## Start

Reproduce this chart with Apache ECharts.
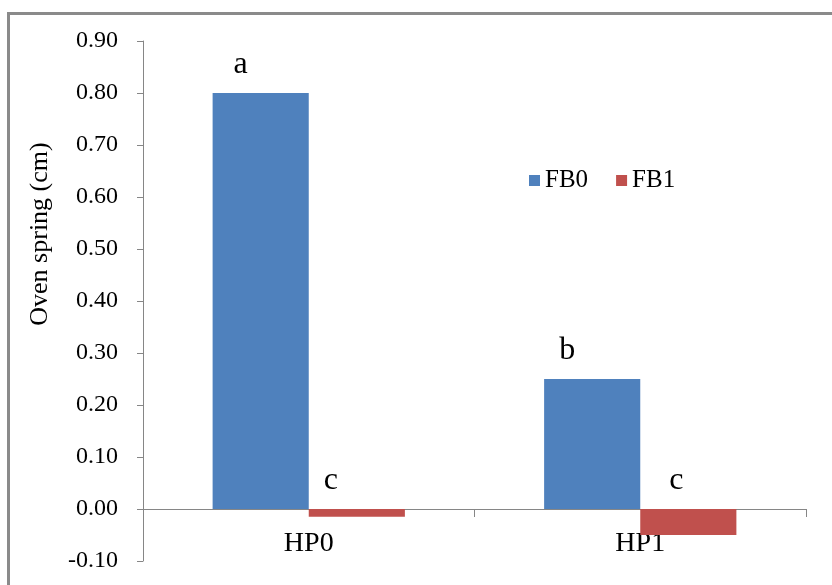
<!DOCTYPE html>
<html>
<head>
<meta charset="utf-8">
<script src="https://cdn.jsdelivr.net/npm/echarts@6/dist/echarts.min.js"></script>
<style>
  html, body { margin: 0; padding: 0; background: #fff; }
  #chart { position: absolute; left: 0; top: 0; width: 832px; height: 585px; }
  #frame { position: absolute; left: 7px; top: 12px; width: 900px; height: 700px;
           border-left: 3px solid #8a8a8a; border-top: 3px solid #8a8a8a; pointer-events: none; }
</style>
</head>
<body>
<div id="chart"></div>
<div id="frame"></div>
<script>
const categories = ['HP0', 'HP1'];
const seriesNames = ['FB0', 'FB1'];
const fb0Values = [0.80, 0.25];
const fb1Values = [-0.015, -0.05];
const fb0Letters = ['a', 'b'];
const fb1Letters = ['c', 'c'];
const yTicks = { min: -0.10, max: 0.90, step: 0.10 };

const serif = '"Liberation Serif", "Times New Roman", serif';
const fb0Shift = [-20, -25];
const fb1Shift = [-26, -12];

function build(values, letters, shifts) {
  return values.map((v, i) => ({
    value: v,
    label: { formatter: letters[i], offset: [shifts[i], 0] }
  }));
}

const chart = echarts.init(document.getElementById('chart'), null, { renderer: 'canvas' });
chart.setOption({
  animation: false,
  backgroundColor: '#fff',
  grid: { left: 143, right: 26, top: 41, bottom: 24, containLabel: false, outerBoundsMode: 'none' },
  legend: {
    data: seriesNames,
    left: 524, top: 163,
    icon: 'rect', itemWidth: 11, itemHeight: 11, itemGap: 28,
    textStyle: { fontFamily: serif, fontSize: 25, color: '#000' }
  },
  xAxis: {
    type: 'category',
    data: categories,
    axisLine: { onZero: true, lineStyle: { color: '#868686', width: 1 } },
    axisTick: { show: true, length: 8, lineStyle: { color: '#868686' } },
    axisLabel: { fontFamily: serif, fontSize: 28, color: '#000', margin: -31 }
  },
  yAxis: {
    type: 'value',
    min: yTicks.min, max: yTicks.max, interval: yTicks.step,
    name: 'Oven spring (cm)',
    nameLocation: 'middle',
    nameGap: 90,
    nameRotate: 90,
    nameTextStyle: { fontFamily: serif, fontSize: 26, color: '#000', padding: [0, 0, 0, 134] },
    splitLine: { show: false },
    axisLine: { show: true, lineStyle: { color: '#868686', width: 1 } },
    axisTick: { show: true, length: 6, lineStyle: { color: '#868686' } },
    axisLabel: {
      fontFamily: serif, fontSize: 24, color: '#000', margin: 25,
      formatter: v => v.toFixed(2)
    }
  },
  series: [
    {
      name: seriesNames[0], type: 'bar',
      data: build(fb0Values, fb0Letters, fb0Shift),
      itemStyle: { color: '#4F81BD' },
      barGap: '0%', barCategoryGap: '42%',
      label: { show: true, position: 'top', distance: 12, fontFamily: serif, fontSize: 32, color: '#000' }
    },
    {
      name: seriesNames[1], type: 'bar',
      data: build(fb1Values, fb1Letters, fb1Shift),
      itemStyle: { color: '#C0504D' },
      barGap: '0%', barCategoryGap: '42%',
      label: { show: true, position: 'top', distance: 12, fontFamily: serif, fontSize: 32, color: '#000' }
    }
  ]
});
</script>
</body>
</html>
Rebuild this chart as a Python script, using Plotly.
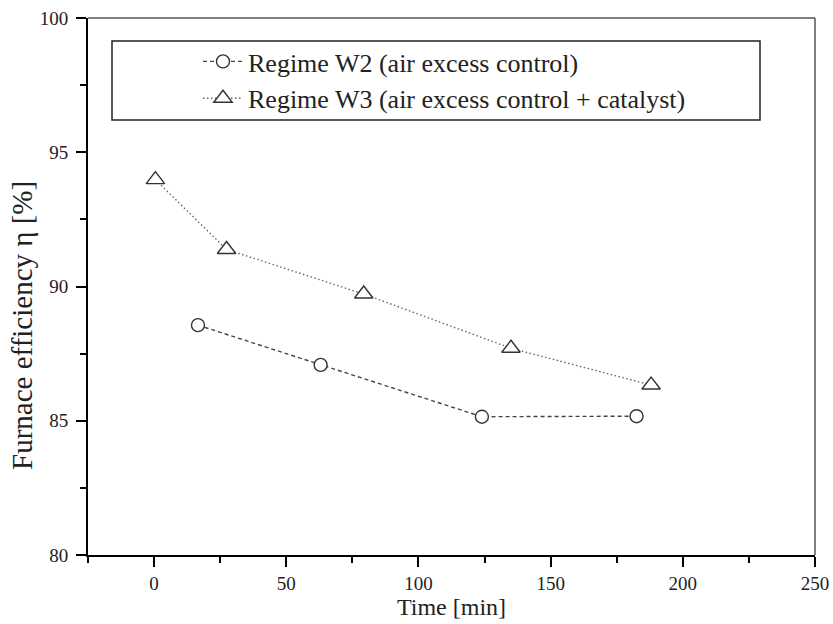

## End

* WHAT TO PRODUCE
Every record above should come back exactly, but without its pictures.

* EXERCISE RESULT
Reproduce this chart with Apache ECharts.
<!DOCTYPE html>
<html>
<head>
<meta charset="utf-8">
<script src="https://cdn.jsdelivr.net/npm/echarts@6/dist/echarts.min.js"></script>
<style>
  html, body { margin: 0; padding: 0; background: #fff; }
  #chart { position: absolute; left: 0; top: 0; width: 832px; height: 585px; }
  #frame { position: absolute; left: 7px; top: 12px; width: 900px; height: 700px;
           border-left: 3px solid #8a8a8a; border-top: 3px solid #8a8a8a; pointer-events: none; }
</style>
</head>
<body>
<div id="chart"></div>
<div id="frame"></div>
<script>
const categories = ['HP0', 'HP1'];
const seriesNames = ['FB0', 'FB1'];
const fb0Values = [0.80, 0.25];
const fb1Values = [-0.015, -0.05];
const fb0Letters = ['a', 'b'];
const fb1Letters = ['c', 'c'];
const yTicks = { min: -0.10, max: 0.90, step: 0.10 };

const serif = '"Liberation Serif", "Times New Roman", serif';
const fb0Shift = [-20, -25];
const fb1Shift = [-26, -12];

function build(values, letters, shifts) {
  return values.map((v, i) => ({
    value: v,
    label: { formatter: letters[i], offset: [shifts[i], 0] }
  }));
}

const chart = echarts.init(document.getElementById('chart'), null, { renderer: 'canvas' });
chart.setOption({
  animation: false,
  backgroundColor: '#fff',
  grid: { left: 143, right: 26, top: 41, bottom: 24, containLabel: false, outerBoundsMode: 'none' },
  legend: {
    data: seriesNames,
    left: 524, top: 163,
    icon: 'rect', itemWidth: 11, itemHeight: 11, itemGap: 28,
    textStyle: { fontFamily: serif, fontSize: 25, color: '#000' }
  },
  xAxis: {
    type: 'category',
    data: categories,
    axisLine: { onZero: true, lineStyle: { color: '#868686', width: 1 } },
    axisTick: { show: true, length: 8, lineStyle: { color: '#868686' } },
    axisLabel: { fontFamily: serif, fontSize: 28, color: '#000', margin: -31 }
  },
  yAxis: {
    type: 'value',
    min: yTicks.min, max: yTicks.max, interval: yTicks.step,
    name: 'Oven spring (cm)',
    nameLocation: 'middle',
    nameGap: 90,
    nameRotate: 90,
    nameTextStyle: { fontFamily: serif, fontSize: 26, color: '#000', padding: [0, 0, 0, 134] },
    splitLine: { show: false },
    axisLine: { show: true, lineStyle: { color: '#868686', width: 1 } },
    axisTick: { show: true, length: 6, lineStyle: { color: '#868686' } },
    axisLabel: {
      fontFamily: serif, fontSize: 24, color: '#000', margin: 25,
      formatter: v => v.toFixed(2)
    }
  },
  series: [
    {
      name: seriesNames[0], type: 'bar',
      data: build(fb0Values, fb0Letters, fb0Shift),
      itemStyle: { color: '#4F81BD' },
      barGap: '0%', barCategoryGap: '42%',
      label: { show: true, position: 'top', distance: 12, fontFamily: serif, fontSize: 32, color: '#000' }
    },
    {
      name: seriesNames[1], type: 'bar',
      data: build(fb1Values, fb1Letters, fb1Shift),
      itemStyle: { color: '#C0504D' },
      barGap: '0%', barCategoryGap: '42%',
      label: { show: true, position: 'top', distance: 12, fontFamily: serif, fontSize: 32, color: '#000' }
    }
  ]
});
</script>
</body>
</html>
Rebuild this chart as a Python script, using Plotly.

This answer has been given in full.